On the $ε$-Free Inference Complexity of Absorbing Discrete Diffusion
Xunpeng Huang, Yingyu Lin, Nishant Jain, Kaibo Wang, Difan Zou, Yian Ma, Tong Zhang
TL;DR
AATU is introduced and it is proved that AATU achieves TV convergence with complexity-independent of the error tolerance $\epsilon$-thereby strictly outperforming existing uniform baselines, and eliminates the restrictive bounded-score assumption commonly required in prior studies of uniformization-based inference.
Abstract
Absorbing discrete diffusion has emerged as a dominant framework for discrete data generation. However, a significant disparity remains between its empirical success and theoretical understanding: existing analyses fail to demonstrate a complexity advantage over the $\mathcal{O}(d \ln(d/ε))$ baseline established for \emph{uniform} discrete diffusion. We bridge this gap by identifying a critical structural advantage: whereas uniform diffusion redundantly re-denoises valid elements, the absorbing scheme denoises each absorbing state exactly once. Leveraging this insight, we introduce \emph{Absorbing-Aware Truncated Uniformization} (AATU). We prove that AATU achieves $ε$-TV convergence with $\mathcal{O}(d \ln d)$ complexity-\emph{independent} of the error tolerance $ε$-thereby strictly outperforming existing uniform baselines.

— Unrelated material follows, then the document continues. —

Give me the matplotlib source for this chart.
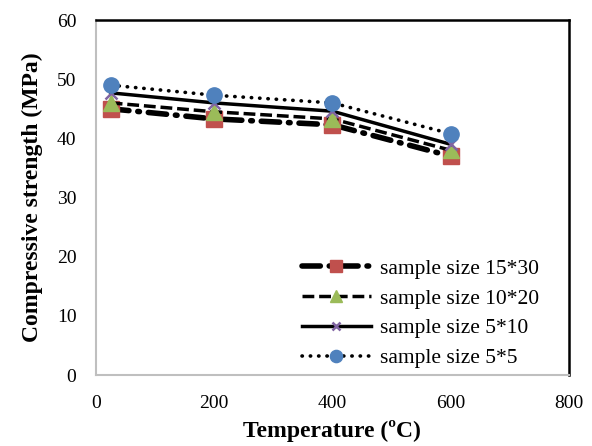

Beyond improving convergence rates, our analysis eliminates the restrictive bounded-score assumption commonly required in prior studies of uniformization-based inference. Furthermore, we extend AATU to time-invariant parameterizations, showing that it naturally adopts an imputation-type inference with a uniformly randomized denoising order. When combined with a lazy update strategy, TV convergence requires only $\mathcal{O}(d)$ discrete score evaluations. These results not only establish a rigorous foundation for absorbing discrete diffusion -- confirming its efficiency in high-accuracy generation -- but also open new avenues for analyzing diffusion-based language models under the masking paradigm.